### [SET PROBLEM]
Transcribe all of the data exactly. Omit the pictures.

### [PROVIDED MATERIAL]
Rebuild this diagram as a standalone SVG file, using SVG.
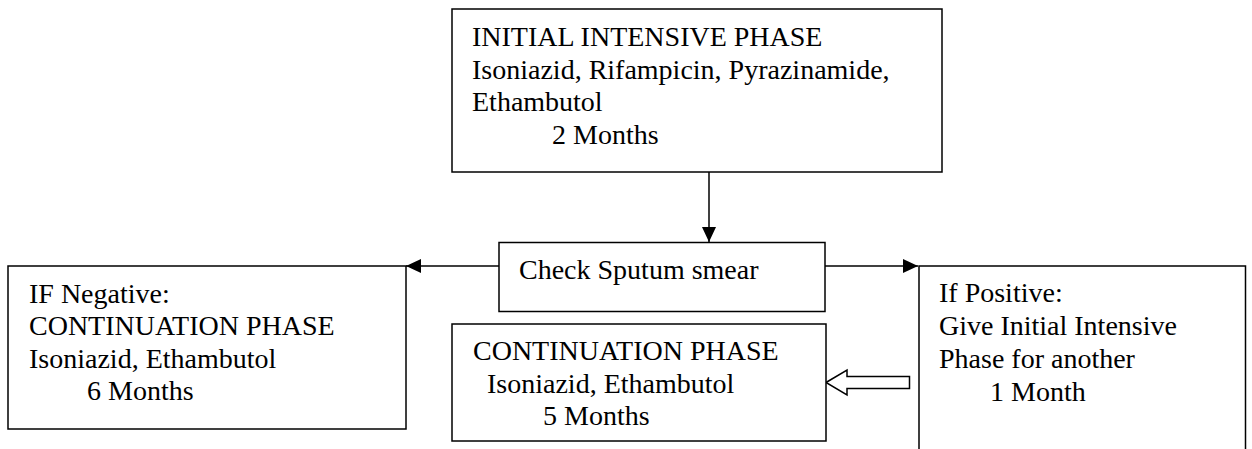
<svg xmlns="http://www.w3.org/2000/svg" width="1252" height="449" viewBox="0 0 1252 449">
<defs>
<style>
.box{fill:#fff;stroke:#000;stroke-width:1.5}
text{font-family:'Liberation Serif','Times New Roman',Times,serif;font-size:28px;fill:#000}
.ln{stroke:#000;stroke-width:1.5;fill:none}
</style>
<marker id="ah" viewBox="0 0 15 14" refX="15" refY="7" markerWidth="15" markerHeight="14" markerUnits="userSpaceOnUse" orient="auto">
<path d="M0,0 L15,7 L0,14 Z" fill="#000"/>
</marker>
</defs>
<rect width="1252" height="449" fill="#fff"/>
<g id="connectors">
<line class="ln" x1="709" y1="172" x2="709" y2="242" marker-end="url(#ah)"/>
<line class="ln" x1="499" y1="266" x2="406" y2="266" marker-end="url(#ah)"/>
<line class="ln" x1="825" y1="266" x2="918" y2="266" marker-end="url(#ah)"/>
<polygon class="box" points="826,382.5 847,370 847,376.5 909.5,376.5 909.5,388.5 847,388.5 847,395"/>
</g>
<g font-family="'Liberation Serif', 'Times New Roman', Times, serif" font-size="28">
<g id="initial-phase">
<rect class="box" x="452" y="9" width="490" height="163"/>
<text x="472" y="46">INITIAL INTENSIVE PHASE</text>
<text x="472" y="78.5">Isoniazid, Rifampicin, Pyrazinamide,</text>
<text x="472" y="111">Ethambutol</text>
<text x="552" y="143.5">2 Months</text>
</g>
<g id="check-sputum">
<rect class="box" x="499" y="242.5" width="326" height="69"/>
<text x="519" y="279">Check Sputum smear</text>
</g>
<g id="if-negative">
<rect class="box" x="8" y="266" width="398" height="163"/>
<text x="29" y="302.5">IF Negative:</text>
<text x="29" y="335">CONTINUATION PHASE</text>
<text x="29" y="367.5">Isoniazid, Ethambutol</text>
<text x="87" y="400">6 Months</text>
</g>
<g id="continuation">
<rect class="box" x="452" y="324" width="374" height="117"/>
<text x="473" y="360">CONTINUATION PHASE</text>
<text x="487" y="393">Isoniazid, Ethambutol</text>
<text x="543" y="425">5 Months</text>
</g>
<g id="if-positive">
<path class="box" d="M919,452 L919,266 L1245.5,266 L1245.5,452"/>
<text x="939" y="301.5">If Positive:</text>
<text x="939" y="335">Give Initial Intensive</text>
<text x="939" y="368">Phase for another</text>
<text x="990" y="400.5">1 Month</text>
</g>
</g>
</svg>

### [SOLUTION]
Rebuild this diagram as a standalone SVG file, using SVG.
<svg xmlns="http://www.w3.org/2000/svg" width="1252" height="449" viewBox="0 0 1252 449">
<defs>
<style>
.box{fill:#fff;stroke:#000;stroke-width:1.5}
text{font-family:'Liberation Serif','Times New Roman',Times,serif;font-size:28px;fill:#000}
.ln{stroke:#000;stroke-width:1.5;fill:none}
</style>
<marker id="ah" viewBox="0 0 15 14" refX="15" refY="7" markerWidth="15" markerHeight="14" markerUnits="userSpaceOnUse" orient="auto">
<path d="M0,0 L15,7 L0,14 Z" fill="#000"/>
</marker>
</defs>
<rect width="1252" height="449" fill="#fff"/>
<g id="connectors">
<line class="ln" x1="709" y1="172" x2="709" y2="242" marker-end="url(#ah)"/>
<line class="ln" x1="499" y1="266" x2="406" y2="266" marker-end="url(#ah)"/>
<line class="ln" x1="825" y1="266" x2="918" y2="266" marker-end="url(#ah)"/>
<polygon class="box" points="826,382.5 847,370 847,376.5 909.5,376.5 909.5,388.5 847,388.5 847,395"/>
</g>
<g font-family="'Liberation Serif', 'Times New Roman', Times, serif" font-size="28">
<g id="initial-phase">
<rect class="box" x="452" y="9" width="490" height="163"/>
<text x="472" y="46">INITIAL INTENSIVE PHASE</text>
<text x="472" y="78.5">Isoniazid, Rifampicin, Pyrazinamide,</text>
<text x="472" y="111">Ethambutol</text>
<text x="552" y="143.5">2 Months</text>
</g>
<g id="check-sputum">
<rect class="box" x="499" y="242.5" width="326" height="69"/>
<text x="519" y="279">Check Sputum smear</text>
</g>
<g id="if-negative">
<rect class="box" x="8" y="266" width="398" height="163"/>
<text x="29" y="302.5">IF Negative:</text>
<text x="29" y="335">CONTINUATION PHASE</text>
<text x="29" y="367.5">Isoniazid, Ethambutol</text>
<text x="87" y="400">6 Months</text>
</g>
<g id="continuation">
<rect class="box" x="452" y="324" width="374" height="117"/>
<text x="473" y="360">CONTINUATION PHASE</text>
<text x="487" y="393">Isoniazid, Ethambutol</text>
<text x="543" y="425">5 Months</text>
</g>
<g id="if-positive">
<path class="box" d="M919,452 L919,266 L1245.5,266 L1245.5,452"/>
<text x="939" y="301.5">If Positive:</text>
<text x="939" y="335">Give Initial Intensive</text>
<text x="939" y="368">Phase for another</text>
<text x="990" y="400.5">1 Month</text>
</g>
</g>
</svg>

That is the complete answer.